(Plotting code records)
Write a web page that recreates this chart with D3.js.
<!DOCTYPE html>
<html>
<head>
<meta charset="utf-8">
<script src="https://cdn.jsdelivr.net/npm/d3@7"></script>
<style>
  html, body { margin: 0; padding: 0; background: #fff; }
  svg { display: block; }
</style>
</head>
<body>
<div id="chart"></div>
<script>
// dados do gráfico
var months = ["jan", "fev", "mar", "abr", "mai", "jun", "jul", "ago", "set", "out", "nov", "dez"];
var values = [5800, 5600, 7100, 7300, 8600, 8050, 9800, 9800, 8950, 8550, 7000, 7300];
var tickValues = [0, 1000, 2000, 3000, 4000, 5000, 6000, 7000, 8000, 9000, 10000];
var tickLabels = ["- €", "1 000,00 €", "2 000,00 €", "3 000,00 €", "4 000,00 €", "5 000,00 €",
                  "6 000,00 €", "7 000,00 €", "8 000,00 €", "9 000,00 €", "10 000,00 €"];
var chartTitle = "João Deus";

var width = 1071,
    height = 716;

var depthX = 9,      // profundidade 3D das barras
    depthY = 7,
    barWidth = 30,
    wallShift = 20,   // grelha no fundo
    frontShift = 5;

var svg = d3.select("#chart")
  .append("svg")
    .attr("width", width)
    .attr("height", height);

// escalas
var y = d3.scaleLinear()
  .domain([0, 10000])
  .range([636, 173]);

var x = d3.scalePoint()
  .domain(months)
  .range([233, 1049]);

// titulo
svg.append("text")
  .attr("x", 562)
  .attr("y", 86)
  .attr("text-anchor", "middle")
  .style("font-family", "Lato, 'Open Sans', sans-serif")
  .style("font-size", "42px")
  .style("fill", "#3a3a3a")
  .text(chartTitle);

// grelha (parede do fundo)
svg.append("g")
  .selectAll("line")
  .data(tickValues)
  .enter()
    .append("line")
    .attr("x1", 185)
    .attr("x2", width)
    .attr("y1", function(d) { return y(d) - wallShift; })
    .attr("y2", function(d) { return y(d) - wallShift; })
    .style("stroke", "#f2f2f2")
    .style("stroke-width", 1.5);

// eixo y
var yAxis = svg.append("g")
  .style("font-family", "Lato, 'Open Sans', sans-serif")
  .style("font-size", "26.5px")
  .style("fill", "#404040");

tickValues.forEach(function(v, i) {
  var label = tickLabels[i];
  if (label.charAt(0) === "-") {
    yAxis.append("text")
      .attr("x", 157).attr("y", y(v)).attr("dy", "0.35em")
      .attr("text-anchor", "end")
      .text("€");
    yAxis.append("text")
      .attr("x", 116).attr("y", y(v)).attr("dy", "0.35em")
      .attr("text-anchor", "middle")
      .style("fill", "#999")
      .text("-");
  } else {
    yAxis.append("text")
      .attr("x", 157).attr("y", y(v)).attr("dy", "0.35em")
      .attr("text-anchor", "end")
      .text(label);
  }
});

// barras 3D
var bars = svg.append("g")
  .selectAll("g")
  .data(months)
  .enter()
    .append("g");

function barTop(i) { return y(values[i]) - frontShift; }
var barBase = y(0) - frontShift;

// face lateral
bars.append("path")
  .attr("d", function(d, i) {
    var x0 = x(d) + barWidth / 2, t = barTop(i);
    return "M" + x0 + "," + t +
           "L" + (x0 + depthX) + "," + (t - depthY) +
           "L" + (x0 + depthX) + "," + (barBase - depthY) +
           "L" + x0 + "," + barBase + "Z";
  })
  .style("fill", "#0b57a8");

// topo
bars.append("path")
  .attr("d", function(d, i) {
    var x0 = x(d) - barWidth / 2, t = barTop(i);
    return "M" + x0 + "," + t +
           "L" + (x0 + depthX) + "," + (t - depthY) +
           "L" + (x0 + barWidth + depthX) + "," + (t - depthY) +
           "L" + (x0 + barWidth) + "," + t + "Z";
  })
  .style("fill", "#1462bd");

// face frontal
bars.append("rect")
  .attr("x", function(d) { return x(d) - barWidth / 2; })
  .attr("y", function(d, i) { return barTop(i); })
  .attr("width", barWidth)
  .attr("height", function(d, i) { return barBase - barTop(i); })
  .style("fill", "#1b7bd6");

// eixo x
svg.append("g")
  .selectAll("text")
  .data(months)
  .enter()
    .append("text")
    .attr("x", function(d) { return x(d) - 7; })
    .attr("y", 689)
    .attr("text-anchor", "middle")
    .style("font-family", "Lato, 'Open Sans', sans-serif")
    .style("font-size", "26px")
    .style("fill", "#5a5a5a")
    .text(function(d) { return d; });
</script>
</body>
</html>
--
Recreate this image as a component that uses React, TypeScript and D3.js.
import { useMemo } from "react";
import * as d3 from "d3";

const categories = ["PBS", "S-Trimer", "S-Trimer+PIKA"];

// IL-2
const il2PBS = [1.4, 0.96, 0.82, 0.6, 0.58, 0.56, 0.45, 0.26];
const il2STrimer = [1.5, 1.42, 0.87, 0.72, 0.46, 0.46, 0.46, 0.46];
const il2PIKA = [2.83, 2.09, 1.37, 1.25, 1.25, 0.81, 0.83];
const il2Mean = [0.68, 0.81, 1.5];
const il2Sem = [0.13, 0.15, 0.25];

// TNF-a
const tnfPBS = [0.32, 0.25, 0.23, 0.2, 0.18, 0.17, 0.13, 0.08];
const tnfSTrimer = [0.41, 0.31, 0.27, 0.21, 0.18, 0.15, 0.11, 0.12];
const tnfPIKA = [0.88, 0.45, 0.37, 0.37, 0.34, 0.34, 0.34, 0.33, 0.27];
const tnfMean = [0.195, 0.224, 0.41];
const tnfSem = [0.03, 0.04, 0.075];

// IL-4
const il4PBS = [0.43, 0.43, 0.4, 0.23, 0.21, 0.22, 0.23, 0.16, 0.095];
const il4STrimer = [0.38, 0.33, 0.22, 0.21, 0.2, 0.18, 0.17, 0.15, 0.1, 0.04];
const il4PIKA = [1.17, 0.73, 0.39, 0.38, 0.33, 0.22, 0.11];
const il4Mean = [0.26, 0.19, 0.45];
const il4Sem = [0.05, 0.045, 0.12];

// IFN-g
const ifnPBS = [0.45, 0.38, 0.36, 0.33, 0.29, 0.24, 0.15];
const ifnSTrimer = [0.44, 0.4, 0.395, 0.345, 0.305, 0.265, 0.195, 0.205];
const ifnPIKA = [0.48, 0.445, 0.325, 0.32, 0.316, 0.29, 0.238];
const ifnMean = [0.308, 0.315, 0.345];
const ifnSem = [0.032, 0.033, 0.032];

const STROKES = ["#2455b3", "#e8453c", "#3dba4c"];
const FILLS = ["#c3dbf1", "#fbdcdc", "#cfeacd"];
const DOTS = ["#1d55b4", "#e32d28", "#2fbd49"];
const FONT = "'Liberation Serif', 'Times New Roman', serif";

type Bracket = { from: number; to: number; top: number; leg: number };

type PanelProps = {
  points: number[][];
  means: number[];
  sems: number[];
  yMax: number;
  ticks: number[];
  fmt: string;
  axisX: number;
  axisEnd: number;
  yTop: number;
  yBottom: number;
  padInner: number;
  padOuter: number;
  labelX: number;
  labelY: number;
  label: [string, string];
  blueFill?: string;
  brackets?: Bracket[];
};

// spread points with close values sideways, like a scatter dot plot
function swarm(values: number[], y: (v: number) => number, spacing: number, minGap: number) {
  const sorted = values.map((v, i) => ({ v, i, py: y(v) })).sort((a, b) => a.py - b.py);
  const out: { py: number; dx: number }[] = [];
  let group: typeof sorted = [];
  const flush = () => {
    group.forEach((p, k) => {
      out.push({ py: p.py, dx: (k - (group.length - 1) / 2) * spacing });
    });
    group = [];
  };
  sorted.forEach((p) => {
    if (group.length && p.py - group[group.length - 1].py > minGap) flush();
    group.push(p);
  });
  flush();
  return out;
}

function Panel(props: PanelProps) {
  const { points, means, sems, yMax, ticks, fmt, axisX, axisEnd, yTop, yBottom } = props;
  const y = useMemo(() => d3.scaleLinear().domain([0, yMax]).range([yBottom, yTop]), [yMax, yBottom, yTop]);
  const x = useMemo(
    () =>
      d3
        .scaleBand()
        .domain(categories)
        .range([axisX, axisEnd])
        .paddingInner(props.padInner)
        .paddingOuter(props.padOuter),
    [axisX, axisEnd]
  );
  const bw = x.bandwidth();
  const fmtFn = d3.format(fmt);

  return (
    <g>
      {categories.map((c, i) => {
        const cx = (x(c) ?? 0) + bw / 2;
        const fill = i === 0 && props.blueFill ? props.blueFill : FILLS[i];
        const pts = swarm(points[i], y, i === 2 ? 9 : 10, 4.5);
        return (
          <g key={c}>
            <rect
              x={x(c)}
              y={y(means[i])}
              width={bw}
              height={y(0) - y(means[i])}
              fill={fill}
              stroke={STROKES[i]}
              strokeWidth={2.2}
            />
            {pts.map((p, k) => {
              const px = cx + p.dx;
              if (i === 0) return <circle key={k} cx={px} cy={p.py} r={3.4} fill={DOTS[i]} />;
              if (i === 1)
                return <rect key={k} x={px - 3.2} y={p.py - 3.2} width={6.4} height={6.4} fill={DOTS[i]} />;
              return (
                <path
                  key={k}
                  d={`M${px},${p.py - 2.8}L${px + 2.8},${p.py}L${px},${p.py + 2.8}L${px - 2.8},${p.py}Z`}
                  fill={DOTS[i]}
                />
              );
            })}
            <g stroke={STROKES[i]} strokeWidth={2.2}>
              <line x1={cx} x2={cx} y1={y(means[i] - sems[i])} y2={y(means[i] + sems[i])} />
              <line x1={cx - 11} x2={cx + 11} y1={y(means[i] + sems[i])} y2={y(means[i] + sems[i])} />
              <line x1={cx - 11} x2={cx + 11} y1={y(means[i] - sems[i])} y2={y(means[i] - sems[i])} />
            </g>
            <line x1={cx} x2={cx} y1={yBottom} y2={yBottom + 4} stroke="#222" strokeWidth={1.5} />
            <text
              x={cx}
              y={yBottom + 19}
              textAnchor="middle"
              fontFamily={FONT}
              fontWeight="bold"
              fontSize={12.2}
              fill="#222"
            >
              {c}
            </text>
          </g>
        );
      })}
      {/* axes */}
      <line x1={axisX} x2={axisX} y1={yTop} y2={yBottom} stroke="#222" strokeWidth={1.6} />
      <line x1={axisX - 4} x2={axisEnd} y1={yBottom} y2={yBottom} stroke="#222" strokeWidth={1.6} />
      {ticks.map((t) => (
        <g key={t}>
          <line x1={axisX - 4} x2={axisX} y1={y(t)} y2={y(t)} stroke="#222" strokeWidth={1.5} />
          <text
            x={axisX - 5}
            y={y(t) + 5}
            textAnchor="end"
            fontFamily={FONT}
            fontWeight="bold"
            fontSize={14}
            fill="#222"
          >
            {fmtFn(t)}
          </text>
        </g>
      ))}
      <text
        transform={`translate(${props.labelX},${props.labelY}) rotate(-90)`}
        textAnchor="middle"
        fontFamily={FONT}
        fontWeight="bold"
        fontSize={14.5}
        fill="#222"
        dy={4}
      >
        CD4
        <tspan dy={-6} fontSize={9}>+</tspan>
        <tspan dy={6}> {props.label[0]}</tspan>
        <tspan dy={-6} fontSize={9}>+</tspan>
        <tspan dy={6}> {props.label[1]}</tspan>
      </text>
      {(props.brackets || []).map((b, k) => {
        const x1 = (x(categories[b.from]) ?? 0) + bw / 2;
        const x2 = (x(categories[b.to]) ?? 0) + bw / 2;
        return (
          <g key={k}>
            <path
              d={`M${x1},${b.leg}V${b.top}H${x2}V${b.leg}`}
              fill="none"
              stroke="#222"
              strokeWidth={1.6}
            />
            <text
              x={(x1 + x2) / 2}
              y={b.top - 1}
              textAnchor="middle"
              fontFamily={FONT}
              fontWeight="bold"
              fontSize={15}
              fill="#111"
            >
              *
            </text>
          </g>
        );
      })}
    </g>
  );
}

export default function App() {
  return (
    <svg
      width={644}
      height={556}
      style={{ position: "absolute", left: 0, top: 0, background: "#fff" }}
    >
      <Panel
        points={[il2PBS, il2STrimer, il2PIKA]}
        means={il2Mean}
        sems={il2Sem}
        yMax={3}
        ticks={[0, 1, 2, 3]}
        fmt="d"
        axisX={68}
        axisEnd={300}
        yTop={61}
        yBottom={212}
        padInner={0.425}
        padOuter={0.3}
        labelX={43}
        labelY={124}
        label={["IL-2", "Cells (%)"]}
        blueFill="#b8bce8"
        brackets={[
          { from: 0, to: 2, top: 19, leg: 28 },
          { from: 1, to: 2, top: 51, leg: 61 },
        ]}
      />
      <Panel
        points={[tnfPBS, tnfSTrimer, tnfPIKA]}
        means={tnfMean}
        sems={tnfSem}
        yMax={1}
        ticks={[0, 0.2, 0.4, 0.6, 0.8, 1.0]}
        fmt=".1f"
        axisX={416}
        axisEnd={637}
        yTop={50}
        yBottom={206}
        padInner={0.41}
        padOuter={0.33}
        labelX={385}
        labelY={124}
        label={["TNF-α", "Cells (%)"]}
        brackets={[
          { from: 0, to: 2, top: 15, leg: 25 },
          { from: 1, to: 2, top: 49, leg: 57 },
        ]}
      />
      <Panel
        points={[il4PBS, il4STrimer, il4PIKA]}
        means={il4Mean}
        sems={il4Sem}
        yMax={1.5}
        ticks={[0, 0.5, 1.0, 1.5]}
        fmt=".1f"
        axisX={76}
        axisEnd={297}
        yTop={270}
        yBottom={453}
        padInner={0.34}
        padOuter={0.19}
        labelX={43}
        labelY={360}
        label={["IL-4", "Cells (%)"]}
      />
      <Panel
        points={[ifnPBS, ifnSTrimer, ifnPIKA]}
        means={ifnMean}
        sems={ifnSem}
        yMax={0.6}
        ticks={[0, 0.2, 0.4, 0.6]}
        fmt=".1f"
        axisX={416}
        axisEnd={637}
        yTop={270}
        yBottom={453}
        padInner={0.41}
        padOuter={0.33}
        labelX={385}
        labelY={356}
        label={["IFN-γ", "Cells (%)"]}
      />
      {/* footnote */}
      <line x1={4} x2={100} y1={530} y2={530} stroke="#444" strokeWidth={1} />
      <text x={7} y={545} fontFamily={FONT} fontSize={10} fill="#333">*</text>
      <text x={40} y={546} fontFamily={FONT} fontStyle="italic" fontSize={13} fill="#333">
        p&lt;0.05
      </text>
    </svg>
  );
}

_CHALLENGE:_
Emit only the lines from the one containing "Write a web" through the one containing "frontShift = 5;", copied exactly.

_RESPONSE TO THE TASK:_
Write a web page that recreates this chart with D3.js.
<!DOCTYPE html>
<html>
<head>
<meta charset="utf-8">
<script src="https://cdn.jsdelivr.net/npm/d3@7"></script>
<style>
  html, body { margin: 0; padding: 0; background: #fff; }
  svg { display: block; }
</style>
</head>
<body>
<div id="chart"></div>
<script>
// dados do gráfico
var months = ["jan", "fev", "mar", "abr", "mai", "jun", "jul", "ago", "set", "out", "nov", "dez"];
var values = [5800, 5600, 7100, 7300, 8600, 8050, 9800, 9800, 8950, 8550, 7000, 7300];
var tickValues = [0, 1000, 2000, 3000, 4000, 5000, 6000, 7000, 8000, 9000, 10000];
var tickLabels = ["- €", "1 000,00 €", "2 000,00 €", "3 000,00 €", "4 000,00 €", "5 000,00 €",
                  "6 000,00 €", "7 000,00 €", "8 000,00 €", "9 000,00 €", "10 000,00 €"];
var chartTitle = "João Deus";

var width = 1071,
    height = 716;

var depthX = 9,      // profundidade 3D das barras
    depthY = 7,
    barWidth = 30,
    wallShift = 20,   // grelha no fundo
    frontShift = 5;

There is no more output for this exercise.